Some studies suggest that regularly drinking soft drinks can thin your bones, and all soft drinks cause tooth decay. An industry group, the Australian Food & Grocery Council (AFGC), brushed aside the WHO report.
“The WHO recommendation relates to dental caries, not weight issues or diabetes,” says AFGC deputy chief executive Dr Geoffrey Annison.
He says the recommendation covers dietary ‘free’ sugars and not ‘added’ sugars, in line with the Australian Dietary Guidelines.
“This is consistent with the industry’s view that healthy eating requires moderation, variety and balance.”
Selling sugar

Meanwhile, the advertising of sugary foods continues.
Overweight and obesity in children, and the amount of sugary food children continue to eat and drink, are of particular concern to health professionals as well as parents.
One area where experts see that a difference can be made is in reducing or stopping TV advertising of sugary foods and beverages around children’s programming.
A recent study by the Cancer Council and the National Heart Foundation of Australia found that teenage boys who watched more TV were more likely to eat junk food, and were more likely to be obese.
“We thought obesity was high in people with high TV viewing habits because they may not be as active, but most studies show that it’s about what they are watching and how that’s impacting on the foods they are consuming,” says Kathy Chapman, chair of Cancer Council Australia’s Nutrition and Physical Activity Committee.
Despite voluntary industry guidelines that say junk food and soft drinks cannot be advertised directly to children, these guidelines are not mandatory and the manufacturers set their own criteria of what they deem to be healthy or unhealthy, Chapman says.
“Advertising works, that’s why these companies spend a lot of money on it. It is up to parents to teach their children about safety, but it doesn’t stop us having a pedestrian crossing.”
The Canadian province of Quebec has been a leader in this regard, restricting such ‘junk food’ TV advertising to children since 1978. Quebec now has substantially lower obesity rates than the rest of Canada.

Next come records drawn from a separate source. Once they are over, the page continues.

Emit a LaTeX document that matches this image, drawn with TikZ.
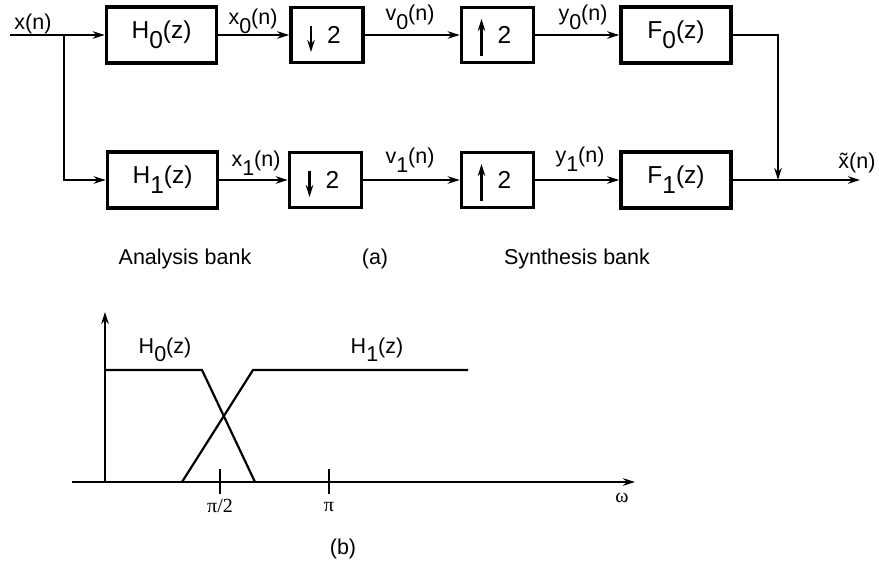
\documentclass[tikz,border=0pt]{standalone}
\usepackage{fontspec}
\setmainfont{Liberation Sans}
\newfontfamily\axisfont{Liberation Serif}
\usetikzlibrary{arrows.meta}
\newcommand\lowsub[1]{\raisebox{-0.4em}{#1}}

\begin{document}
\begin{tikzpicture}[x=1pt, y=-1pt, >={Stealth[length=12pt,width=7.5pt]}]
  \tikzset{
    bigblk/.style={draw, line width=3.6pt, minimum width=110pt, minimum height=56pt,
      inner sep=0pt, font=\fontsize{24.5}{24.5}\selectfont},
    smallblk/.style={bigblk, minimum width=72pt, minimum height=55pt},
    sig/.style={line width=2.2pt},
    siglbl/.style={anchor=base, inner sep=0pt, font=\fontsize{21.5}{21.5}\selectfont},
    caption/.style={anchor=base, inner sep=0pt, font=\fontsize{21.5}{21.5}\selectfont},
    axislbl/.style={anchor=base, inner sep=0pt, font=\axisfont\fontsize{20}{20}\selectfont},
  }
  \useasboundingbox (0,0) rectangle (879,564);

  % ---- (a) the two-channel bank, upper channel first -----------------------
  \node[bigblk]   (h0) at (161.5,35) {H\lowsub{0}(z)};
  \node[smallblk] (d0) at (327,35)   {\hspace*{14pt}2};
  \node[smallblk] (u0) at (497.5,35) {\hspace*{14pt}2};
  \node[bigblk]   (f0) at (676,35)   {F\lowsub{0}(z)};
  \node[bigblk]   (h1) at (162.5,180) {H\lowsub{1}(z)};
  \node[smallblk] (d1) at (325.5,180) {\hspace*{14pt}2};
  \node[smallblk] (u1) at (497.5,180) {\hspace*{14pt}2};
  \node[bigblk]   (f1) at (676,180)   {F\lowsub{1}(z)};

  % rate-change arrows inside the decimator / expander blocks
  \foreach \b in {d0,d1}
    \draw[sig,->] ([xshift=-16pt,yshift=9pt]\b.center) -- ([xshift=-16pt,yshift=-17pt]\b.center);
  \foreach \b in {u0,u1}
    \draw[sig,->] ([xshift=-16pt,yshift=-21pt]\b.center) -- ([xshift=-16pt,yshift=16pt]\b.center);

  % signal paths
  \coordinate (in)    at (10,35);
  \coordinate (split) at (64,35);
  \coordinate (join)  at (778,180);
  \coordinate (out)   at (860,180);
  \draw[sig,->] (in) -- (h0.west);
  \draw[sig,->] (split) |- (h1.west);
  \draw[sig,->] (h0) -- (d0);
  \draw[sig,->] (d0) -- (u0);
  \draw[sig,->] (u0) -- (f0);
  \draw[sig,->] (h1) -- (d1);
  \draw[sig,->] (d1) -- (u1);
  \draw[sig,->] (u1) -- (f1);
  \draw[sig,->] (f0.east) -| (join);
  \draw[sig,->] (f1.east) -- (out);

  % signal names
  \node[siglbl] (lx)  at (33,30)   {x(n)};
  \node[siglbl] (lx0) at (253,25)  {x\lowsub{0}(n)};
  \node[siglbl] (lv0) at (410,21)  {v\lowsub{0}(n)};
  \node[siglbl] (ly0) at (583,21)  {y\lowsub{0}(n)};
  \node[siglbl] (lx1) at (256,167) {x\lowsub{1}(n)};
  \node[siglbl] (lv1) at (410,164) {v\lowsub{1}(n)};
  \node[siglbl] (ly1) at (580,163) {y\lowsub{1}(n)};
  \node[siglbl] (lxr) at (857,169) {\~{x}(n)};

  \node[caption] (ana) at (185,265) {Analysis bank};
  \node[caption] (capa) at (375,265) {(a)};
  \node[caption] (syn) at (577,265) {Synthesis bank};

  % ---- (b) the two magnitude responses -------------------------------------
  \draw[sig,->] (72,482) -- (635,482);
  \draw[sig,->] (105,482) -- (105,312);
  \draw[sig] (105,370) -- (202,370) -- (255,482);
  \draw[sig] (182,482) -- (253,370) -- (468,370);
  \foreach \t in {220,329}
    \draw[sig] (\t,469) -- (\t,494);

  \node[caption] (lh0) at (165,353) {H\lowsub{0}(z)};
  \node[caption] (lh1) at (377,353) {H\lowsub{1}(z)};
  \node[axislbl] (lhalf) at (220,512) {π/2};
  \node[axislbl] (lpi)   at (329,511) {π};
  \node[axislbl] (lw)    at (622,502) {ω};
  \node[caption] (capb)  at (343,554) {(b)};
\end{tikzpicture}
\end{document}
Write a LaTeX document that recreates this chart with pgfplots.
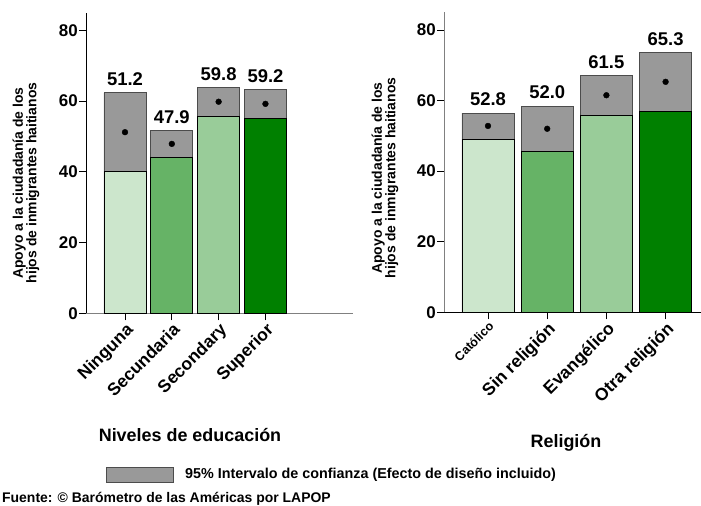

Other countries that have restricted commercials for sugary drinks, cereals and other junk food during times when kids watch TV include Norway, Sweden, Denmark, Mexico and the UK.
Another area of food and beverage advertising that anti-sugar campaigners strongly oppose is the association of products with athletes, a tactic used by the tobacco industry just over 50 years ago when both celebrities and athletes were employed to endorse cigarettes.